| RECORDED INFORMATION |

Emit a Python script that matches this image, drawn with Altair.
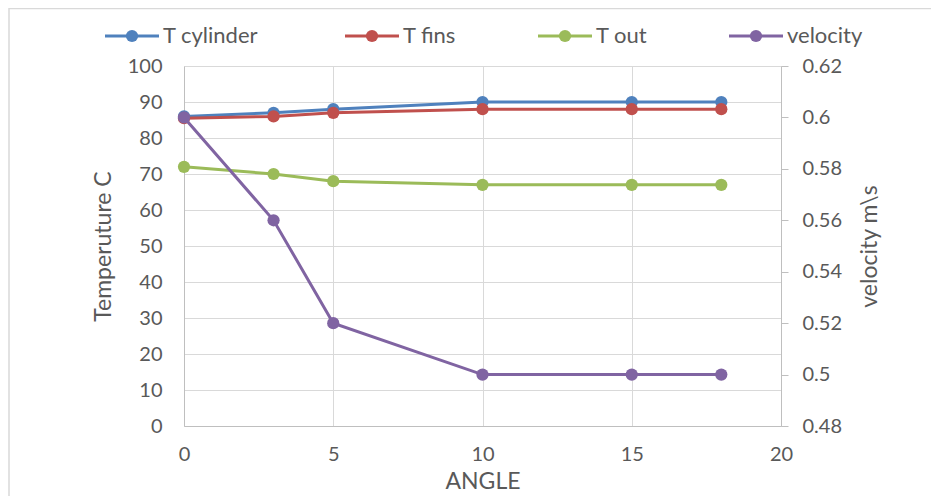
import altair as alt
import pandas as pd

# ---- data ----
ANGLE = [0, 3, 5, 10, 15, 18]
T_CYLINDER = [86, 87, 88, 90, 90, 90]
T_FINS = [85.5, 86, 87, 88, 88, 88]
T_OUT = [72, 70, 68, 67, 67, 67]
VELOCITY = [0.60, 0.56, 0.52, 0.50, 0.50, 0.50]
SERIES = ["T cylinder", "T fins", "T out", "velocity"]
COLORS = ["#4F81BD", "#C0504D", "#9BBB59", "#8064A2"]
X_TICKS = [0, 5, 10, 15, 20]
Y_TICKS = [0, 10, 20, 30, 40, 50, 60, 70, 80, 90, 100]
V_TICKS = [0.48, 0.50, 0.52, 0.54, 0.56, 0.58, 0.60, 0.62]

# ---- style / layout ----
FONT = "Lato"
TXT = "#595959"
GRID = "#d9d9d9"
AXL = "#bfbfbf"
W, H = 597, 360
LEGEND_X = [-79, 161, 354, 545]
LEG_Y = -30
MSIZE = 150

temp_df = pd.DataFrame({
    "angle": ANGLE * 3,
    "value": T_CYLINDER + T_FINS + T_OUT,
    "series": [SERIES[0]] * 6 + [SERIES[1]] * 6 + [SERIES[2]] * 6,
})
vel_df = pd.DataFrame({"angle": ANGLE, "velocity": VELOCITY})

x_enc = alt.X(
    "angle:Q",
    scale=alt.Scale(domain=[0, 20], nice=False),
    axis=alt.Axis(values=X_TICKS, title="ANGLE", grid=True, gridColor=GRID,
                  domainColor=AXL, ticks=False, tickSize=0, labelPadding=18,
                  labelFlush=False, titlePadding=6),
)

temp = alt.Chart(temp_df).mark_line(
    strokeWidth=3,
    point=alt.OverlayMarkDef(filled=True, size=MSIZE, opacity=1),
).encode(
    x=x_enc,
    y=alt.Y("value:Q", scale=alt.Scale(domain=[0, 100], nice=False),
            axis=alt.Axis(values=Y_TICKS, title="Temperuture C", grid=True,
                          gridColor=GRID, domainColor=AXL, ticks=False,
                          tickSize=0, labelPadding=22, titlePadding=12)),
    color=alt.Color("series:N", scale=alt.Scale(domain=SERIES[:3], range=COLORS[:3]),
                    legend=None),
    order=alt.Order("angle:Q"),
)

vel = alt.Chart(vel_df).mark_line(
    strokeWidth=3, color=COLORS[3],
    point=alt.OverlayMarkDef(filled=True, size=MSIZE, opacity=1, color=COLORS[3]),
).encode(
    x=x_enc,
    y=alt.Y("velocity:Q", scale=alt.Scale(domain=[0.48, 0.62], nice=False, zero=False),
            axis=alt.Axis(orient="right", values=V_TICKS, format=".2~f",
                          title="velocity m\\s", titleAngle=270, grid=False,
                          ticks=True, tickSize=7, tickColor=AXL, domainColor=AXL,
                          labelPadding=14, titlePadding=40)),
)

extras = []
for i, (name, color) in enumerate(zip(SERIES, COLORS)):
    base = alt.Chart(pd.DataFrame({"label": [name]}))
    x0 = LEGEND_X[i]
    extras += [
        base.mark_rule(color=color, strokeWidth=3).encode(
            x=alt.value(x0), x2=alt.value(x0 + 54), y=alt.value(LEG_Y)),
        base.mark_point(filled=True, color=color, size=MSIZE, opacity=1).encode(
            x=alt.value(x0 + 27), y=alt.value(LEG_Y)),
        base.mark_text(align="left", baseline="middle", font=FONT, fontSize=22,
                       color=TXT).encode(
            x=alt.value(x0 + 58), y=alt.value(LEG_Y), text="label:N"),
    ]

frame = alt.Chart(pd.DataFrame({"k": [0]}))
extras += [
    frame.mark_rule(color=GRID, strokeWidth=1.5).encode(
        x=alt.value(-175), x2=alt.value(760), y=alt.value(-57.5)),
    frame.mark_rule(color=GRID, strokeWidth=1.5).encode(
        x=alt.value(-175), y=alt.value(-58), y2=alt.value(440)),
]

chart = alt.layer(temp, vel, *extras).resolve_scale(y="independent").properties(
    width=W, height=H,
    autosize=alt.AutoSizeParams(type="none"),
    padding={"left": 176, "top": 58, "right": 150, "bottom": 70},
).configure_view(stroke=None).configure_axis(
    labelFont=FONT, titleFont=FONT, labelFontSize=20, titleFontSize=23,
    labelColor=TXT, titleColor=TXT, titleFontWeight="normal",
)

chart.save("out.html", embed_options={"renderer": "svg", "actions": False})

| TO DO |
Leave out the pictures and transcribe everything else exactly.

| WRITTEN ANSWER |
Emit a Python script that matches this image, drawn with Altair.
import altair as alt
import pandas as pd

# ---- data ----
ANGLE = [0, 3, 5, 10, 15, 18]
T_CYLINDER = [86, 87, 88, 90, 90, 90]
T_FINS = [85.5, 86, 87, 88, 88, 88]
T_OUT = [72, 70, 68, 67, 67, 67]
VELOCITY = [0.60, 0.56, 0.52, 0.50, 0.50, 0.50]
SERIES = ["T cylinder", "T fins", "T out", "velocity"]
COLORS = ["#4F81BD", "#C0504D", "#9BBB59", "#8064A2"]
X_TICKS = [0, 5, 10, 15, 20]
Y_TICKS = [0, 10, 20, 30, 40, 50, 60, 70, 80, 90, 100]
V_TICKS = [0.48, 0.50, 0.52, 0.54, 0.56, 0.58, 0.60, 0.62]

# ---- style / layout ----
FONT = "Lato"
TXT = "#595959"
GRID = "#d9d9d9"
AXL = "#bfbfbf"
W, H = 597, 360
LEGEND_X = [-79, 161, 354, 545]
LEG_Y = -30
MSIZE = 150

temp_df = pd.DataFrame({
    "angle": ANGLE * 3,
    "value": T_CYLINDER + T_FINS + T_OUT,
    "series": [SERIES[0]] * 6 + [SERIES[1]] * 6 + [SERIES[2]] * 6,
})
vel_df = pd.DataFrame({"angle": ANGLE, "velocity": VELOCITY})

x_enc = alt.X(
    "angle:Q",
    scale=alt.Scale(domain=[0, 20], nice=False),
    axis=alt.Axis(values=X_TICKS, title="ANGLE", grid=True, gridColor=GRID,
                  domainColor=AXL, ticks=False, tickSize=0, labelPadding=18,
                  labelFlush=False, titlePadding=6),
)

temp = alt.Chart(temp_df).mark_line(
    strokeWidth=3,
    point=alt.OverlayMarkDef(filled=True, size=MSIZE, opacity=1),
).encode(
    x=x_enc,
    y=alt.Y("value:Q", scale=alt.Scale(domain=[0, 100], nice=False),
            axis=alt.Axis(values=Y_TICKS, title="Temperuture C", grid=True,
                          gridColor=GRID, domainColor=AXL, ticks=False,
                          tickSize=0, labelPadding=22, titlePadding=12)),
    color=alt.Color("series:N", scale=alt.Scale(domain=SERIES[:3], range=COLORS[:3]),
                    legend=None),
    order=alt.Order("angle:Q"),
)

vel = alt.Chart(vel_df).mark_line(
    strokeWidth=3, color=COLORS[3],
    point=alt.OverlayMarkDef(filled=True, size=MSIZE, opacity=1, color=COLORS[3]),
).encode(
    x=x_enc,
    y=alt.Y("velocity:Q", scale=alt.Scale(domain=[0.48, 0.62], nice=False, zero=False),
            axis=alt.Axis(orient="right", values=V_TICKS, format=".2~f",
                          title="velocity m\\s", titleAngle=270, grid=False,
                          ticks=True, tickSize=7, tickColor=AXL, domainColor=AXL,
                          labelPadding=14, titlePadding=40)),
)

extras = []
for i, (name, color) in enumerate(zip(SERIES, COLORS)):
    base = alt.Chart(pd.DataFrame({"label": [name]}))
    x0 = LEGEND_X[i]
    extras += [
        base.mark_rule(color=color, strokeWidth=3).encode(
            x=alt.value(x0), x2=alt.value(x0 + 54), y=alt.value(LEG_Y)),
        base.mark_point(filled=True, color=color, size=MSIZE, opacity=1).encode(
            x=alt.value(x0 + 27), y=alt.value(LEG_Y)),
        base.mark_text(align="left", baseline="middle", font=FONT, fontSize=22,
                       color=TXT).encode(
            x=alt.value(x0 + 58), y=alt.value(LEG_Y), text="label:N"),
    ]

frame = alt.Chart(pd.DataFrame({"k": [0]}))
extras += [
    frame.mark_rule(color=GRID, strokeWidth=1.5).encode(
        x=alt.value(-175), x2=alt.value(760), y=alt.value(-57.5)),
    frame.mark_rule(color=GRID, strokeWidth=1.5).encode(
        x=alt.value(-175), y=alt.value(-58), y2=alt.value(440)),
]

chart = alt.layer(temp, vel, *extras).resolve_scale(y="independent").properties(
    width=W, height=H,
    autosize=alt.AutoSizeParams(type="none"),
    padding={"left": 176, "top": 58, "right": 150, "bottom": 70},
).configure_view(stroke=None).configure_axis(
    labelFont=FONT, titleFont=FONT, labelFontSize=20, titleFontSize=23,
    labelColor=TXT, titleColor=TXT, titleFontWeight="normal",
)

chart.save("out.html", embed_options={"renderer": "svg", "actions": False})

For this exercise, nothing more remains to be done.